The PJ Tatler

Feds Fail to Deport 179,000 Criminal Illegal Aliens

A report by the Department of Homeland Security says that more than 179,000 criminal illegal aliens eligible to be deported are still in the U.S. and immigration officials admit they don’t know where they are.

The report was delivered to the Senate Subcommittee on Immigration. As it turns out, there are nearly a million illegals who have been issued deportation orders who have not been sent home.

Washington Times:

The level of criminal behavior by immigrants — both legal and illegal — has become a key part of the current political debate over immigration, border fencing and birthright citizenship.
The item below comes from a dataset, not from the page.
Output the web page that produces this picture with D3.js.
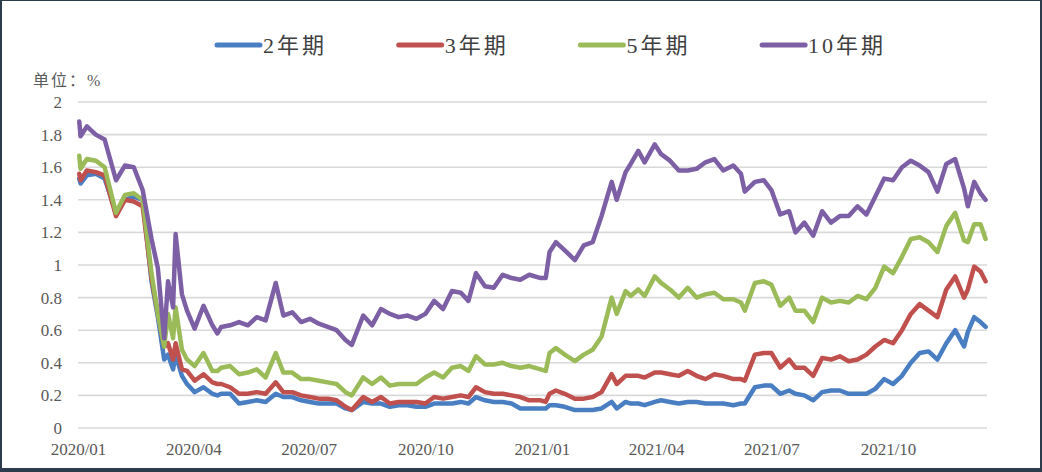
<!DOCTYPE html>
<html>
<head>
<meta charset="utf-8">
<script src="https://cdn.jsdelivr.net/npm/d3@7"></script>
<style>
  html, body { margin: 0; padding: 0; background: #2c3c4c; }
  svg { display: block; }
  text { font-family: "Liberation Serif", "Times New Roman", "DejaVu Serif", "Noto Sans CJK SC", serif; fill: #595959; }
</style>
</head>
<body>
<svg id="chart" width="1042" height="472"></svg>
<script>
// ---------------- data ----------------
const dates = [
  // 2020
  "2020-01-02","2020-01-03","2020-01-08","2020-01-15","2020-01-22","2020-01-31",
  "2020-02-07","2020-02-14","2020-02-21","2020-02-28",
  "2020-03-04","2020-03-09","2020-03-12","2020-03-16","2020-03-18","2020-03-23","2020-03-27",
  "2020-04-02","2020-04-09","2020-04-16","2020-04-20","2020-04-23","2020-04-30",
  "2020-05-07","2020-05-14","2020-05-21","2020-05-28",
  "2020-06-05","2020-06-11","2020-06-18","2020-06-25",
  "2020-07-02","2020-07-09","2020-07-16","2020-07-23","2020-07-30",
  "2020-08-04","2020-08-13","2020-08-20","2020-08-27",
  "2020-09-03","2020-09-10","2020-09-17","2020-09-24",
  "2020-10-01","2020-10-08","2020-10-15","2020-10-22","2020-10-29",
  "2020-11-04","2020-11-10","2020-11-17","2020-11-24",
  "2020-12-01","2020-12-08","2020-12-15","2020-12-22","2020-12-31",
  // 2021
  "2021-01-04","2021-01-07","2021-01-12","2021-01-19","2021-01-27",
  "2021-02-03","2021-02-10","2021-02-17","2021-02-25",
  "2021-03-01","2021-03-08","2021-03-12","2021-03-18","2021-03-23","2021-03-31",
  "2021-04-05","2021-04-12","2021-04-19","2021-04-26",
  "2021-05-03","2021-05-10","2021-05-17","2021-05-24",
  "2021-06-01","2021-06-07","2021-06-10","2021-06-18","2021-06-25",
  "2021-07-01","2021-07-08","2021-07-15","2021-07-20","2021-07-27",
  "2021-08-03","2021-08-10","2021-08-17","2021-08-24","2021-08-31",
  "2021-09-07","2021-09-14","2021-09-21","2021-09-28",
  "2021-10-05","2021-10-12","2021-10-19","2021-10-26",
  "2021-11-02","2021-11-09","2021-11-16","2021-11-23","2021-11-30",
  "2021-12-03","2021-12-08","2021-12-13","2021-12-17"
];

const y2 = [
  1.53,1.50,1.55,1.56,1.53,1.32,
  1.40,1.42,1.40,0.90,
  0.68,0.42,0.45,0.36,0.45,0.32,0.27,
  0.22,0.25,0.21,0.20,0.21,0.21,
  0.15,0.16,0.17,0.16,
  0.21,0.19,0.19,0.17,
  0.16,0.15,0.15,0.15,0.12,
  0.11,0.16,0.15,0.15,
  0.13,0.14,0.14,0.13,
  0.13,0.15,0.15,0.15,0.16,
  0.15,0.19,0.17,0.16,
  0.16,0.15,0.12,0.12,0.12,
  0.12,0.14,0.14,0.13,0.11,
  0.11,0.11,0.12,0.16,
  0.12,0.16,0.15,0.15,0.14,0.16,
  0.17,0.16,0.15,0.16,
  0.16,0.15,0.15,0.15,
  0.14,0.15,0.15,0.25,0.26,
  0.26,0.21,0.23,0.21,0.20,
  0.17,0.22,0.23,0.23,0.21,
  0.21,0.21,0.24,0.30,
  0.27,0.32,0.40,0.46,
  0.47,0.42,0.52,0.60,0.50,
  0.59,0.68,0.65,0.62
];

const y3 = [
  1.56,1.52,1.58,1.57,1.55,1.30,
  1.40,1.39,1.36,0.92,
  0.70,0.50,0.52,0.42,0.52,0.36,0.35,
  0.29,0.33,0.28,0.27,0.27,0.25,
  0.21,0.21,0.22,0.21,
  0.28,0.22,0.22,0.20,
  0.19,0.18,0.18,0.17,0.13,
  0.11,0.19,0.16,0.19,
  0.15,0.16,0.16,0.16,
  0.15,0.19,0.18,0.19,0.20,
  0.19,0.25,0.22,0.21,
  0.21,0.20,0.19,0.17,0.17,
  0.16,0.21,0.23,0.21,0.18,
  0.18,0.19,0.22,0.33,
  0.27,0.32,0.32,0.32,0.31,0.34,
  0.34,0.33,0.32,0.35,
  0.32,0.30,0.33,0.32,
  0.30,0.30,0.29,0.45,0.46,
  0.46,0.37,0.42,0.37,0.37,
  0.32,0.43,0.42,0.44,0.41,
  0.42,0.45,0.50,0.54,
  0.52,0.60,0.70,0.76,
  0.72,0.68,0.85,0.93,0.80,
  0.85,0.99,0.96,0.90
];

const y5 = [
  1.67,1.59,1.65,1.64,1.60,1.32,
  1.43,1.44,1.40,0.95,
  0.70,0.50,0.70,0.55,0.74,0.48,0.42,
  0.38,0.46,0.35,0.35,0.37,0.38,
  0.33,0.34,0.36,0.31,
  0.46,0.34,0.34,0.30,
  0.30,0.29,0.28,0.27,0.22,
  0.20,0.31,0.27,0.31,
  0.26,0.27,0.27,0.27,
  0.31,0.34,0.31,0.37,0.38,
  0.35,0.44,0.39,0.39,
  0.40,0.38,0.37,0.38,0.36,
  0.35,0.46,0.49,0.45,0.41,
  0.45,0.48,0.56,0.80,
  0.70,0.84,0.81,0.85,0.81,0.93,
  0.89,0.85,0.80,0.86,
  0.80,0.82,0.83,0.79,
  0.79,0.77,0.72,0.89,0.90,
  0.88,0.75,0.80,0.72,0.72,
  0.65,0.80,0.77,0.78,0.77,
  0.81,0.79,0.86,0.99,
  0.95,1.05,1.16,1.17,
  1.14,1.08,1.24,1.32,1.15,
  1.14,1.25,1.25,1.16
];

const y10 = [
  1.88,1.79,1.85,1.80,1.77,1.52,
  1.61,1.60,1.46,1.16,
  0.98,0.55,0.90,0.74,1.19,0.82,0.72,
  0.61,0.75,0.63,0.58,0.62,0.63,
  0.65,0.63,0.68,0.66,
  0.89,0.69,0.71,0.65,
  0.67,0.64,0.62,0.60,0.54,
  0.51,0.69,0.63,0.73,
  0.70,0.68,0.69,0.67,
  0.70,0.78,0.73,0.84,0.83,
  0.78,0.95,0.87,0.86,
  0.94,0.92,0.91,0.94,0.92,
  0.92,1.08,1.14,1.09,1.03,
  1.12,1.14,1.30,1.51,
  1.40,1.57,1.62,1.70,1.63,1.74,
  1.68,1.64,1.58,1.58,
  1.59,1.63,1.65,1.58,
  1.61,1.56,1.45,1.51,1.52,
  1.46,1.31,1.33,1.20,1.26,
  1.18,1.33,1.26,1.30,1.30,
  1.36,1.31,1.42,1.53,
  1.52,1.60,1.64,1.61,
  1.57,1.45,1.62,1.65,1.47,
  1.36,1.51,1.44,1.40
];

const seriesNames = ["2年期", "3年期", "5年期", "10年期"];
const seriesColors = ["#4a7ec2", "#c0504d", "#9bbb59", "#7d5fa5"];
const seriesValues = [y2, y3, y5, y10];

const yTicks = [0, 0.2, 0.4, 0.6, 0.8, 1, 1.2, 1.4, 1.6, 1.8, 2];
const xTickDates = ["2020-01-01","2020-04-01","2020-07-01","2020-10-01",
                    "2021-01-01","2021-04-01","2021-07-01","2021-10-01"];
const unitLabel = "单位：%";

// ---------------- drawing ----------------
const W = 1042, H = 472;
const FONT = "'Liberation Serif', 'Times New Roman', 'DejaVu Serif', 'Noto Sans CJK SC', serif";
const svg = d3.select("#chart");
const parse = d3.timeParse("%Y-%m-%d");

// frame
svg.append("rect").attr("x", 0).attr("y", 0).attr("width", W).attr("height", H).attr("fill", "#2c3c4c");
svg.append("rect").attr("x", 2).attr("y", 1).attr("width", W - 4).attr("height", H - 5).attr("fill", "#ffffff");

const plotLeft = 78, plotRight = 987, plotTop = 102, plotBottom = 428;

const x = d3.scaleTime()
  .domain([parse("2020-01-01"), parse("2021-10-01")])
  .range([plotLeft, 888]);
const y = d3.scaleLinear().domain([0, 2]).range([plotBottom, plotTop]);

// gridlines
svg.append("g").selectAll("line").data(yTicks).join("line")
  .attr("x1", plotLeft).attr("x2", plotRight)
  .attr("y1", d => y(d)).attr("y2", d => y(d))
  .attr("stroke", "#d9d9d9").attr("stroke-width", 1.6);

// y axis
const yAxis = svg.append("g").attr("transform", `translate(${plotLeft},0)`)
  .call(d3.axisLeft(y).tickValues(yTicks).tickSize(0).tickPadding(16).tickFormat(d => String(d)));
yAxis.attr("font-family", null);
yAxis.select(".domain").remove();
yAxis.selectAll("text").attr("font-size", 17).style("font-family", FONT).style("fill", "#595959");

// x axis
const xAxis = svg.append("g").attr("transform", `translate(0,${plotBottom})`)
  .call(d3.axisBottom(x).tickValues(xTickDates.map(parse)).tickSize(0).tickPadding(15)
    .tickFormat(d3.timeFormat("%Y/%m")));
xAxis.attr("font-family", null);
xAxis.select(".domain").remove();
xAxis.selectAll("text").attr("font-size", 17).style("font-family", FONT).style("fill", "#595959");

// unit label
svg.append("text").attr("x", 33).attr("y", 86).attr("font-size", 16)
  .style("font-family", FONT).attr("letter-spacing", 2).text(unitLabel);

// lines
const parsedDates = dates.map(parse);
const line = d3.line().x(d => x(d[0])).y(d => y(d[1]));
seriesValues.forEach((vals, i) => {
  const pts = parsedDates.map((dt, k) => [dt, vals[k]]).filter(p => p[1] != null);
  svg.append("path").datum(pts)
    .attr("d", line)
    .attr("fill", "none")
    .attr("stroke", seriesColors[i])
    .attr("stroke-width", 4.5)
    .attr("stroke-linejoin", "round")
    .attr("stroke-linecap", "round");
});

// legend
const legend = svg.append("g");
seriesNames.forEach((name, i) => {
  const lx = 217 + i * 181.7;
  legend.append("line").attr("x1", lx).attr("x2", lx + 43).attr("y1", 45).attr("y2", 45)
    .attr("stroke", seriesColors[i]).attr("stroke-width", 5).attr("stroke-linecap", "round");
  legend.append("text").attr("x", lx + 46).attr("y", 53).attr("font-size", 22)
    .style("font-family", FONT).attr("letter-spacing", 3).style("fill", "#404040").text(name);
});
</script>
</body>
</html>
But the federal government does not have any way of tracking the overall criminal behavior of immigrants, U.S. Immigration and Customs Enforcement, the agency that detains and deports illegal immigrants, admitted in the information provided to the Senate.

“ICE is unable to statistically report on the number of aliens who have been arrested for criminal offenses,” the agency said.

ICE did, however, say it is making headway on trying to get sanctuary cities to cooperate with its new slimmed-down deportation program, known as the Priority Enforcement Program, or PEP.

How can you claim you have a deportation program if no one gets deported?

Of 340 jurisdictions identified as sanctuary cities or counties, ICE says more than half have expressed interest in cooperating with the PEP.

What that means, exactly, is still unclear, because some jurisdictions have said they will only partially comply — yet are included on the government’s list of cooperators.

All told, there are 918,369 immigrants living in the U.S. who have been ordered deported. Some of them are here under special court rulings or administration decisions that prevent them from being sent back to specific countries, while others just aren’t deemed serious enough criminals by the Obama administration to worry about.

“Not serious enough criminals…”? Since the president’s immigration reform plan would have allowed illegals convicted of drunk driving to remain in the country, that’s a pretty good indication they don’t care much if thousands of illegals every year cause traffic accidents while under the influence — some of which result in deaths.

You have to wonder what other offenses that illegals were convicted of aren’t considered “serious.” I’m sure the answer would be interesting.

If someone is slated to be deported, there ought to be some mechanism that can ensure they follow the legal order to leave the country. Instead of allowing illegals to disappear, isn’t there some way to track them while they are appealing? It’s a tough problem but short of halting deportations altogether, at least some effort besides the half-hearted PEP program that can’t work anyway because of the non-cooperation of sanctuary cities should be made.